Simons is sceptical about the production amount and extraction period in Burnco’s application. “We have seen this elsewhere in B.C.: a company gets environmental approval for a certain quantity and period, but no new assessment is needed for an extension. We know the project started off much larger and we heard from the owners that they want to extract as much as possible.”

Simons is a leader in the campaign to have Howe Sound declared a UNESCO Biosphere Reserve. The Howe Sound Biosphere Region Initiative has been formally registered as an organization, allowing the group to apply for grants and funding.

The town of Gibsons, the districts of West Vancouver and Squamish, the village of Lions Bay, the island municipality of Bowen Island, and the Squamish, Lillooet and Sunshine Coast regional districts have all endorsed the initiative. MLAs Nicholas Simons (Powell River-Sunshine Coast — NDP) and Jordan Sturdy (West Vancouver-Sea-to-Sky — Liberal) also support the project.

Approval of the Burnco gravel pit could be a setback for the Howe Sound initiative. “McNab Valley is such a beautiful area,” Simons said. “It would be a terrible loss.”

Burnco produces and sells a broad range of agggregate products in British Columbia, Alberta and the United States. It calls itself “leading stewards of the environment in our industry.“ According to Integrity BC, it has donated a total of $180,700 to the BC Liberal Party during the past few years.

“Demand locally for aggregate is strong right now,” Derek Holmes, Burnco Rock Products land and resource manager for British Columbia, wrote in an email to The Coast Clarion. “As long as current economic conditions continue to drive demand, Burnco plans to begin construction as soon as the project is fully permitted. [The] project will benefit the local economy, our company and the construction needs of the Lower Mainland.”

“I heard many people say during the review that a comprehensive management plan for Howe Sound is needed to properly balance a variety of commercial, industrial and recreational needs within this multi-jurisdictional area. Burnco supports this fully,” Holmes wrote.  “The results of this thorough [environmental] assessment show that the project can proceed with no adverse environmental impacts,  and I think that the ministers will see this too.

“Protestors talk about no social license quite loosely, but in fact the environmental assessment process is exactly the opposite. We’ve spent countless hours modifying key project designs to limit nuisance and provide added social benefit to the community. The transparency of the process does not hide any of these details,” Holmes wrote.

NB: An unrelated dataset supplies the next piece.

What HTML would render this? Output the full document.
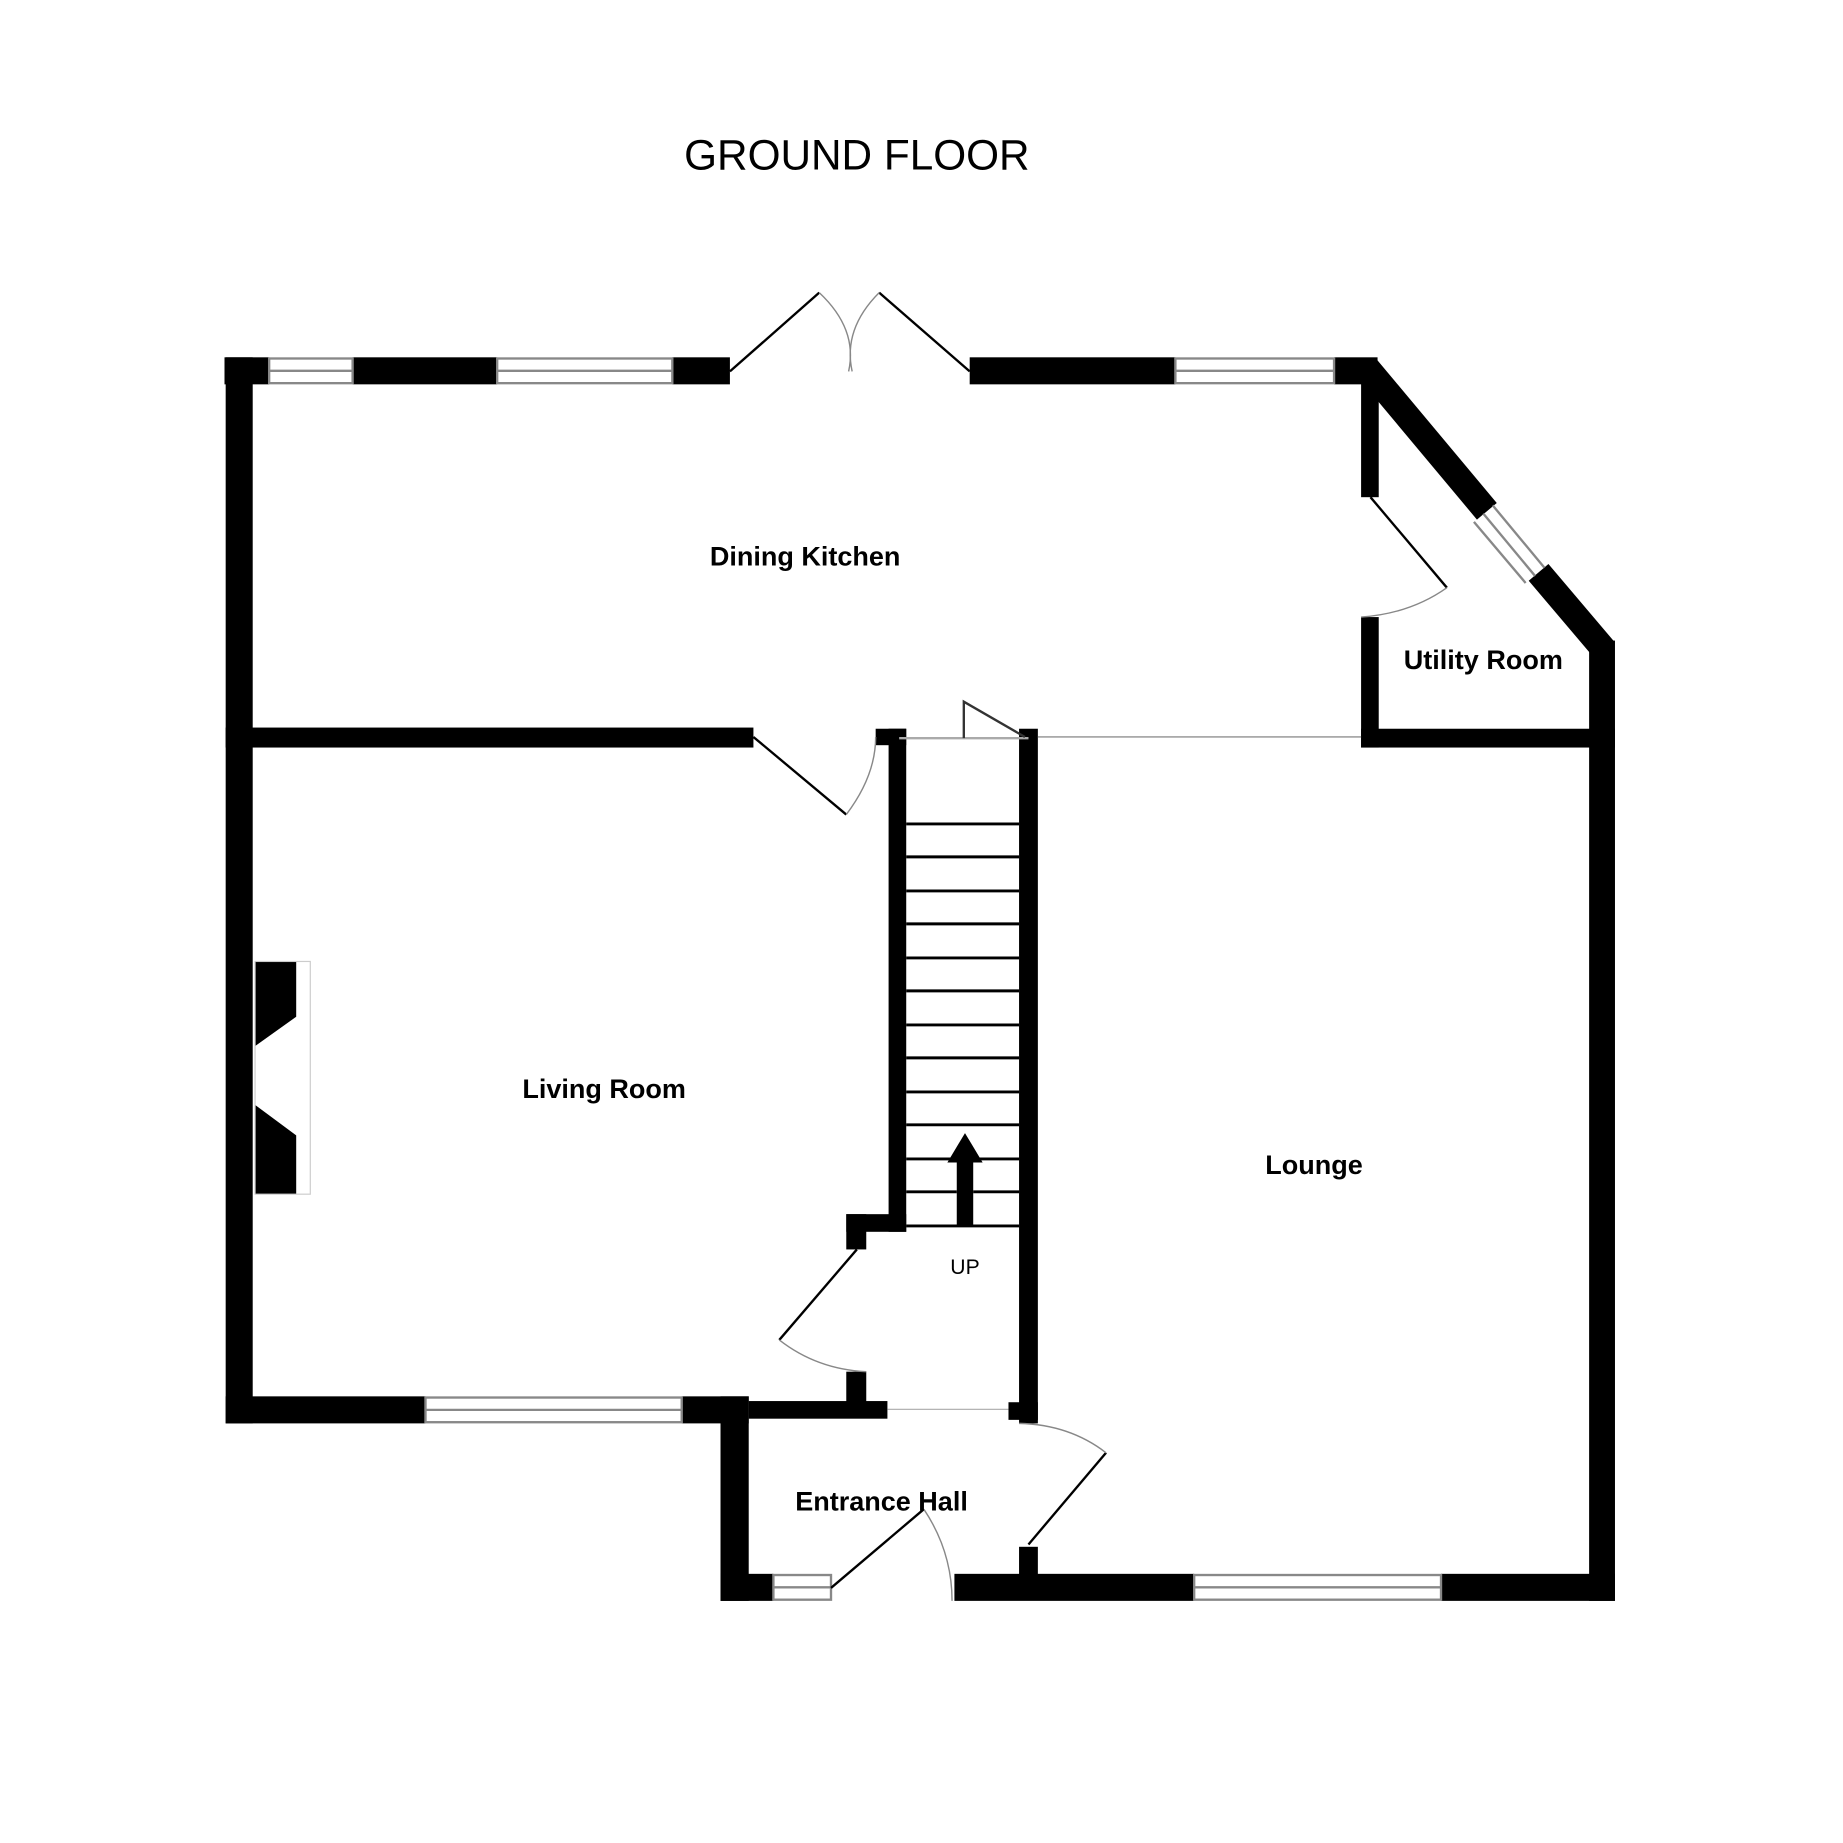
<!DOCTYPE html>
<html><head><meta charset="utf-8"><style>html,body{margin:0;padding:0;background:#fff}svg{display:block}</style></head>
<body>
<svg width="1843" height="1843" viewBox="0 0 1568 1568" xmlns="http://www.w3.org/2000/svg" font-family="Liberation Sans, sans-serif">
<rect width="1568" height="1568" fill="#fff"/>
<text x="729" y="144" font-size="36" text-anchor="middle" fill="#000">GROUND FLOOR</text>
<g fill="#000">
<rect x="191" y="304" width="38" height="23"/>
<rect x="300" y="304" width="123" height="23"/>
<rect x="572" y="304" width="49" height="23"/>
<rect x="825" y="304" width="175" height="23"/>
<rect x="1135" y="304" width="37" height="23"/>
<rect x="192" y="304" width="23" height="907"/>
<rect x="192" y="619" width="449" height="17"/>
<rect x="1158" y="316" width="15" height="107"/>
<rect x="1158" y="525" width="15" height="111"/>
<rect x="1158" y="620" width="216" height="16"/>
<rect x="1352" y="545" width="22" height="817"/>
<rect x="812" y="1339" width="204" height="23"/>
<rect x="1226" y="1339" width="148" height="23"/>
<rect x="867" y="1316" width="16" height="30"/>
<rect x="613" y="1188" width="24" height="174"/>
<rect x="613" y="1339" width="45" height="23"/>
<rect x="192" y="1188" width="170" height="23"/>
<rect x="580" y="1188" width="57" height="23"/>
<rect x="637" y="1192" width="118" height="15"/>
<rect x="720" y="1167" width="17" height="30"/>
<rect x="756" y="620" width="15" height="428"/>
<rect x="745" y="620" width="26" height="14"/>
<rect x="867" y="620" width="16" height="591"/>
<rect x="858" y="1193" width="25" height="15"/>
<rect x="720" y="1033" width="17" height="30"/>
<rect x="720" y="1033" width="51" height="15"/>
<rect x="814" y="986" width="14" height="57"/>
<polygon points="806,989 821,964 836,989"/>
<polygon points="217,818 252,818 252,865 217,890 217,940 252,966 252,1016 217,1016"/>
</g>
<rect x="217" y="818" width="47" height="198" fill="none" stroke="#ccc" stroke-width="1"/>
<g stroke="#000" stroke-width="22" stroke-linecap="butt">
<line x1="1163" y1="313" x2="1265" y2="435"/>
<line x1="1309" y1="487" x2="1365" y2="553"/>
</g>
<g stroke="#888" stroke-width="2">
<line x1="1254" y1="444" x2="1298" y2="496"/>
<line x1="1262" y1="437" x2="1306" y2="490"/>
<line x1="1270" y1="430" x2="1314" y2="483"/>
</g>
<g fill="#fff" stroke="#888" stroke-width="2">
<rect x="229" y="305" width="71" height="21"/>
<rect x="423" y="305" width="149" height="21"/>
<rect x="1000" y="305" width="135" height="21"/>
<rect x="362" y="1189" width="218" height="21"/>
<rect x="1016" y="1340" width="210" height="21"/>
<rect x="658" y="1340" width="49" height="21"/>
</g>
<g stroke="#888" stroke-width="2">
<line x1="229" y1="315.5" x2="300" y2="315.5"/>
<line x1="423" y1="315.5" x2="572" y2="315.5"/>
<line x1="1000" y1="315.5" x2="1135" y2="315.5"/>
<line x1="362" y1="1199.5" x2="580" y2="1199.5"/>
<line x1="1016" y1="1350.5" x2="1226" y2="1350.5"/>
<line x1="658" y1="1350.5" x2="707" y2="1350.5"/>
</g>
<g stroke="#000" stroke-width="2.5">
<line x1="771" y1="701" x2="867" y2="701"/><line x1="771" y1="729" x2="867" y2="729"/>
<line x1="771" y1="758" x2="867" y2="758"/><line x1="771" y1="786" x2="867" y2="786"/>
<line x1="771" y1="815" x2="867" y2="815"/><line x1="771" y1="843" x2="867" y2="843"/>
<line x1="771" y1="872" x2="867" y2="872"/><line x1="771" y1="900" x2="867" y2="900"/>
<line x1="771" y1="929" x2="867" y2="929"/><line x1="771" y1="957" x2="867" y2="957"/>
<line x1="771" y1="986" x2="814" y2="986"/><line x1="828" y1="986" x2="867" y2="986"/>
<line x1="771" y1="1014" x2="814" y2="1014"/><line x1="828" y1="1014" x2="867" y2="1014"/>
<line x1="771" y1="1043" x2="867" y2="1043"/>
</g>
<line x1="765" y1="628" x2="875" y2="628" stroke="#aaa" stroke-width="2"/>
<polyline points="820,628 820,597 872,627" fill="none" stroke="#333" stroke-width="2"/>
<line x1="883" y1="627" x2="1158" y2="627" stroke="#777" stroke-width="1"/>
<line x1="755" y1="1199" x2="858" y2="1199" stroke="#aaa" stroke-width="1"/>
<g stroke="#000" stroke-width="2" fill="none">
<line x1="621" y1="316" x2="697" y2="249"/>
<line x1="825" y1="316" x2="748" y2="249"/>
<line x1="641" y1="627" x2="720" y2="693"/>
<line x1="1166" y1="423" x2="1231" y2="500"/>
<line x1="729" y1="1063" x2="663" y2="1140"/>
<line x1="875" y1="1314" x2="941" y2="1236"/>
<line x1="707" y1="1351" x2="786" y2="1284"/>
</g>
<g stroke="#888" stroke-width="1.2" fill="none">
<path d="M697,249 Q730,280 722,316"/>
<path d="M748,249 Q717,280 725,316"/>
<path d="M720,693 Q745,660 745,627"/>
<path d="M1231,500 Q1200,522 1158,525"/>
<path d="M663,1140 Q695,1165 737,1167"/>
<path d="M941,1236 Q910,1212 867,1211"/>
<path d="M786,1284 Q810,1320 810,1362"/>
</g>
<g font-weight="bold" font-size="23" text-anchor="middle" fill="#000">
<text x="685" y="481">Dining Kitchen</text>
<text x="1262" y="569">Utility Room</text>
<text x="514" y="934">Living Room</text>
<text x="1118" y="999">Lounge</text>
<text x="750" y="1285">Entrance Hall</text>
</g>
<text x="821" y="1084" font-size="18" text-anchor="middle" fill="#000">UP</text>
</svg>
</body></html>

Submissions to the Environmental Assessment Office can be made online  until November 27.

 

One comment

  1. We must be missing something about the “added social benefit to the community”. If it is transparent where is it and what is it?
    The project does not have the ongoing approval within the local community or with many other stakeholders according to the public comments submitted over the past 7 years this assessment has been in progress. There never has been approval or broad, ongoing social acceptance except perhaps with those who stand to gain financially. Burnco intends to replace existing supply it currently purchases from other viable sources on the coast with its own supply at McNab. There are no guarantees or conditions on where it ends up or how any savings are passed on to consumers.
    To date Burnco has not communicated any “benefits” to the local community that we “protestors” are aware of, nor have they taken any supportive actions in the local community. We are aware of a cash offer to the Squamish Streamkeepers in exchange for their “support” of their new fish compensation channel and we are aware of the vague offer of hydro power to the McNab Strata properties that stand to lose the most, but so far we see the scales tipped over in favor of Burnco at the local community’s expense. Devaluing property values, disrupting peace and quiet, the estuary, the wildlife, increasing vessel traffic and threatening the recovery of Howe Sound can never be offset by enough financial incentives for those who care about the future of Howe Sound.